═══ Data extract ═══

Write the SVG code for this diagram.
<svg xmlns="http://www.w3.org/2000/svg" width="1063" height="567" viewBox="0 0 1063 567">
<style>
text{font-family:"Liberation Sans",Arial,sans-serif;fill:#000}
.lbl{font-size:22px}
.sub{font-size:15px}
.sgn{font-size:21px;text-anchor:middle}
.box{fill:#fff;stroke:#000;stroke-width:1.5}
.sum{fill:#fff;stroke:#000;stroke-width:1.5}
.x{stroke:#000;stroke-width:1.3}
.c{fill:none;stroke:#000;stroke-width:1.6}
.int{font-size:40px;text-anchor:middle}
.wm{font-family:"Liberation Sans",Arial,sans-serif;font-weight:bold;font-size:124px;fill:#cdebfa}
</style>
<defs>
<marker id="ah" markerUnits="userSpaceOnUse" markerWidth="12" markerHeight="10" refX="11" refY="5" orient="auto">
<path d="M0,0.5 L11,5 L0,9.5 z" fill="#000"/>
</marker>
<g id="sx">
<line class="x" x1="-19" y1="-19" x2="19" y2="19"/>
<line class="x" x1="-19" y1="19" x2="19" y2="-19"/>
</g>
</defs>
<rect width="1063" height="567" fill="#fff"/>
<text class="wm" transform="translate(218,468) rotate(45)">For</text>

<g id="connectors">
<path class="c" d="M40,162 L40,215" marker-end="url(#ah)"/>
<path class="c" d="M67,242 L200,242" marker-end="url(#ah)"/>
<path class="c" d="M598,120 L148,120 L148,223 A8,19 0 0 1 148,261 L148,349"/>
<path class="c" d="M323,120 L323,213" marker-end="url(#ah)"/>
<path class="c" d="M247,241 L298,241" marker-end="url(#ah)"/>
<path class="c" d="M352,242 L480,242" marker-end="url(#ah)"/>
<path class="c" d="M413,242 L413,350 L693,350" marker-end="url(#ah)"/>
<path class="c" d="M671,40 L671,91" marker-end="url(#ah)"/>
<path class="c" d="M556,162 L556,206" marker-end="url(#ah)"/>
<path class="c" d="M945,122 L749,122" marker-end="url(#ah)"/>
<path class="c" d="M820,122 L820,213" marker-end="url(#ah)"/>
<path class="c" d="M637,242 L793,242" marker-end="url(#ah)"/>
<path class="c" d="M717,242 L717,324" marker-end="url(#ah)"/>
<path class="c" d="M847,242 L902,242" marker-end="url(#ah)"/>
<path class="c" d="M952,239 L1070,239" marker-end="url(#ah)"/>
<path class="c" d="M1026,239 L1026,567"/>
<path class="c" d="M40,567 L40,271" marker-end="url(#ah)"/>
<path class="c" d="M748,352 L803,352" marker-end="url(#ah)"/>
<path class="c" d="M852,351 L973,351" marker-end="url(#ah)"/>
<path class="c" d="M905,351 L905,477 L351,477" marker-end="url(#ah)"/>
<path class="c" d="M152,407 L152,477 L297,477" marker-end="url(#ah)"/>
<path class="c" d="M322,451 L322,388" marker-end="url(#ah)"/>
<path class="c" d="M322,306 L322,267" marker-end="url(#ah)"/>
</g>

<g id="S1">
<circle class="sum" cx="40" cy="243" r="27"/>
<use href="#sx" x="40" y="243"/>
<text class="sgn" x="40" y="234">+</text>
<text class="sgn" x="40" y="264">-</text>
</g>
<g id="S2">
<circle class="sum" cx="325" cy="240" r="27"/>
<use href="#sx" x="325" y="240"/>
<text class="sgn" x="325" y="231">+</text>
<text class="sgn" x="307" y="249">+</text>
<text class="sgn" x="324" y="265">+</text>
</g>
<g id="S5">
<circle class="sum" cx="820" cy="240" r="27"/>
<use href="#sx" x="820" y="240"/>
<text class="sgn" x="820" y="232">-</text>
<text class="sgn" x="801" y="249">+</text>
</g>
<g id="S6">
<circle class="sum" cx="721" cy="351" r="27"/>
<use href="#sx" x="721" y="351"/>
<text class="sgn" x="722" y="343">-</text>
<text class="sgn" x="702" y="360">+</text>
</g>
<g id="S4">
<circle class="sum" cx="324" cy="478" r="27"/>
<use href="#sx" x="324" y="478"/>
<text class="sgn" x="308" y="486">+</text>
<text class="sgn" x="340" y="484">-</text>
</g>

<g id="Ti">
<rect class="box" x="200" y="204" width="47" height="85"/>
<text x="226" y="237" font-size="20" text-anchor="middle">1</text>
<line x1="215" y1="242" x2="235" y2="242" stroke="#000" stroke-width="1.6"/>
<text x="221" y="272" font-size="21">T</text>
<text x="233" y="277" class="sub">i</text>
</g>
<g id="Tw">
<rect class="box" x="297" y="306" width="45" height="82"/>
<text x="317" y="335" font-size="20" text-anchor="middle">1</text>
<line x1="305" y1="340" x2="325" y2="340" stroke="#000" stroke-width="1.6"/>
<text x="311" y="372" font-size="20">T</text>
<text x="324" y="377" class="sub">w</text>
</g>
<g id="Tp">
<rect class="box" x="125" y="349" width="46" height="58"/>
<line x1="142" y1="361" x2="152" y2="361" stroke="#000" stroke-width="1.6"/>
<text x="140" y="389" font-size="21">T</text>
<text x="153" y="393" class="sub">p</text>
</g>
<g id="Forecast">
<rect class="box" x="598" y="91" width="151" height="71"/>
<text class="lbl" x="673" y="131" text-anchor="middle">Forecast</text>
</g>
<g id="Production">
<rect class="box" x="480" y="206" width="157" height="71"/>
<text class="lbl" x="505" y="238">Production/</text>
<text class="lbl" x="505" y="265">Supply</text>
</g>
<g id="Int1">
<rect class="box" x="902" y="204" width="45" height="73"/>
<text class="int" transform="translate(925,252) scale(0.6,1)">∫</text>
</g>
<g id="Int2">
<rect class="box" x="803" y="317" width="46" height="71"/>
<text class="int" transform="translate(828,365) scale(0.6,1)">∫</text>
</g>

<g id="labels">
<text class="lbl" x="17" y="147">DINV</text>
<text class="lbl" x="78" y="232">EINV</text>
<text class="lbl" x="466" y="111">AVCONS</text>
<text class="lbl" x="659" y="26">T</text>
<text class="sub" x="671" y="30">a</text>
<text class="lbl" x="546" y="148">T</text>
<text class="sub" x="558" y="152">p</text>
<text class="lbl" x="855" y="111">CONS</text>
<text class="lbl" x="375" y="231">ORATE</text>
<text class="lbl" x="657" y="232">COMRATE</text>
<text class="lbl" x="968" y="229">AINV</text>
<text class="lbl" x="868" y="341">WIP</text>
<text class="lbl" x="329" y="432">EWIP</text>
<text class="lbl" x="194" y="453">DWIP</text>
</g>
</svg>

═══

Nothing should be changed: write out all of the data as is.

Task answer ::
Write the SVG code for this diagram.
<svg xmlns="http://www.w3.org/2000/svg" width="1063" height="567" viewBox="0 0 1063 567">
<style>
text{font-family:"Liberation Sans",Arial,sans-serif;fill:#000}
.lbl{font-size:22px}
.sub{font-size:15px}
.sgn{font-size:21px;text-anchor:middle}
.box{fill:#fff;stroke:#000;stroke-width:1.5}
.sum{fill:#fff;stroke:#000;stroke-width:1.5}
.x{stroke:#000;stroke-width:1.3}
.c{fill:none;stroke:#000;stroke-width:1.6}
.int{font-size:40px;text-anchor:middle}
.wm{font-family:"Liberation Sans",Arial,sans-serif;font-weight:bold;font-size:124px;fill:#cdebfa}
</style>
<defs>
<marker id="ah" markerUnits="userSpaceOnUse" markerWidth="12" markerHeight="10" refX="11" refY="5" orient="auto">
<path d="M0,0.5 L11,5 L0,9.5 z" fill="#000"/>
</marker>
<g id="sx">
<line class="x" x1="-19" y1="-19" x2="19" y2="19"/>
<line class="x" x1="-19" y1="19" x2="19" y2="-19"/>
</g>
</defs>
<rect width="1063" height="567" fill="#fff"/>
<text class="wm" transform="translate(218,468) rotate(45)">For</text>

<g id="connectors">
<path class="c" d="M40,162 L40,215" marker-end="url(#ah)"/>
<path class="c" d="M67,242 L200,242" marker-end="url(#ah)"/>
<path class="c" d="M598,120 L148,120 L148,223 A8,19 0 0 1 148,261 L148,349"/>
<path class="c" d="M323,120 L323,213" marker-end="url(#ah)"/>
<path class="c" d="M247,241 L298,241" marker-end="url(#ah)"/>
<path class="c" d="M352,242 L480,242" marker-end="url(#ah)"/>
<path class="c" d="M413,242 L413,350 L693,350" marker-end="url(#ah)"/>
<path class="c" d="M671,40 L671,91" marker-end="url(#ah)"/>
<path class="c" d="M556,162 L556,206" marker-end="url(#ah)"/>
<path class="c" d="M945,122 L749,122" marker-end="url(#ah)"/>
<path class="c" d="M820,122 L820,213" marker-end="url(#ah)"/>
<path class="c" d="M637,242 L793,242" marker-end="url(#ah)"/>
<path class="c" d="M717,242 L717,324" marker-end="url(#ah)"/>
<path class="c" d="M847,242 L902,242" marker-end="url(#ah)"/>
<path class="c" d="M952,239 L1070,239" marker-end="url(#ah)"/>
<path class="c" d="M1026,239 L1026,567"/>
<path class="c" d="M40,567 L40,271" marker-end="url(#ah)"/>
<path class="c" d="M748,352 L803,352" marker-end="url(#ah)"/>
<path class="c" d="M852,351 L973,351" marker-end="url(#ah)"/>
<path class="c" d="M905,351 L905,477 L351,477" marker-end="url(#ah)"/>
<path class="c" d="M152,407 L152,477 L297,477" marker-end="url(#ah)"/>
<path class="c" d="M322,451 L322,388" marker-end="url(#ah)"/>
<path class="c" d="M322,306 L322,267" marker-end="url(#ah)"/>
</g>

<g id="S1">
<circle class="sum" cx="40" cy="243" r="27"/>
<use href="#sx" x="40" y="243"/>
<text class="sgn" x="40" y="234">+</text>
<text class="sgn" x="40" y="264">-</text>
</g>
<g id="S2">
<circle class="sum" cx="325" cy="240" r="27"/>
<use href="#sx" x="325" y="240"/>
<text class="sgn" x="325" y="231">+</text>
<text class="sgn" x="307" y="249">+</text>
<text class="sgn" x="324" y="265">+</text>
</g>
<g id="S5">
<circle class="sum" cx="820" cy="240" r="27"/>
<use href="#sx" x="820" y="240"/>
<text class="sgn" x="820" y="232">-</text>
<text class="sgn" x="801" y="249">+</text>
</g>
<g id="S6">
<circle class="sum" cx="721" cy="351" r="27"/>
<use href="#sx" x="721" y="351"/>
<text class="sgn" x="722" y="343">-</text>
<text class="sgn" x="702" y="360">+</text>
</g>
<g id="S4">
<circle class="sum" cx="324" cy="478" r="27"/>
<use href="#sx" x="324" y="478"/>
<text class="sgn" x="308" y="486">+</text>
<text class="sgn" x="340" y="484">-</text>
</g>

<g id="Ti">
<rect class="box" x="200" y="204" width="47" height="85"/>
<text x="226" y="237" font-size="20" text-anchor="middle">1</text>
<line x1="215" y1="242" x2="235" y2="242" stroke="#000" stroke-width="1.6"/>
<text x="221" y="272" font-size="21">T</text>
<text x="233" y="277" class="sub">i</text>
</g>
<g id="Tw">
<rect class="box" x="297" y="306" width="45" height="82"/>
<text x="317" y="335" font-size="20" text-anchor="middle">1</text>
<line x1="305" y1="340" x2="325" y2="340" stroke="#000" stroke-width="1.6"/>
<text x="311" y="372" font-size="20">T</text>
<text x="324" y="377" class="sub">w</text>
</g>
<g id="Tp">
<rect class="box" x="125" y="349" width="46" height="58"/>
<line x1="142" y1="361" x2="152" y2="361" stroke="#000" stroke-width="1.6"/>
<text x="140" y="389" font-size="21">T</text>
<text x="153" y="393" class="sub">p</text>
</g>
<g id="Forecast">
<rect class="box" x="598" y="91" width="151" height="71"/>
<text class="lbl" x="673" y="131" text-anchor="middle">Forecast</text>
</g>
<g id="Production">
<rect class="box" x="480" y="206" width="157" height="71"/>
<text class="lbl" x="505" y="238">Production/</text>
<text class="lbl" x="505" y="265">Supply</text>
</g>
<g id="Int1">
<rect class="box" x="902" y="204" width="45" height="73"/>
<text class="int" transform="translate(925,252) scale(0.6,1)">∫</text>
</g>
<g id="Int2">
<rect class="box" x="803" y="317" width="46" height="71"/>
<text class="int" transform="translate(828,365) scale(0.6,1)">∫</text>
</g>

<g id="labels">
<text class="lbl" x="17" y="147">DINV</text>
<text class="lbl" x="78" y="232">EINV</text>
<text class="lbl" x="466" y="111">AVCONS</text>
<text class="lbl" x="659" y="26">T</text>
<text class="sub" x="671" y="30">a</text>
<text class="lbl" x="546" y="148">T</text>
<text class="sub" x="558" y="152">p</text>
<text class="lbl" x="855" y="111">CONS</text>
<text class="lbl" x="375" y="231">ORATE</text>
<text class="lbl" x="657" y="232">COMRATE</text>
<text class="lbl" x="968" y="229">AINV</text>
<text class="lbl" x="868" y="341">WIP</text>
<text class="lbl" x="329" y="432">EWIP</text>
<text class="lbl" x="194" y="453">DWIP</text>
</g>
</svg>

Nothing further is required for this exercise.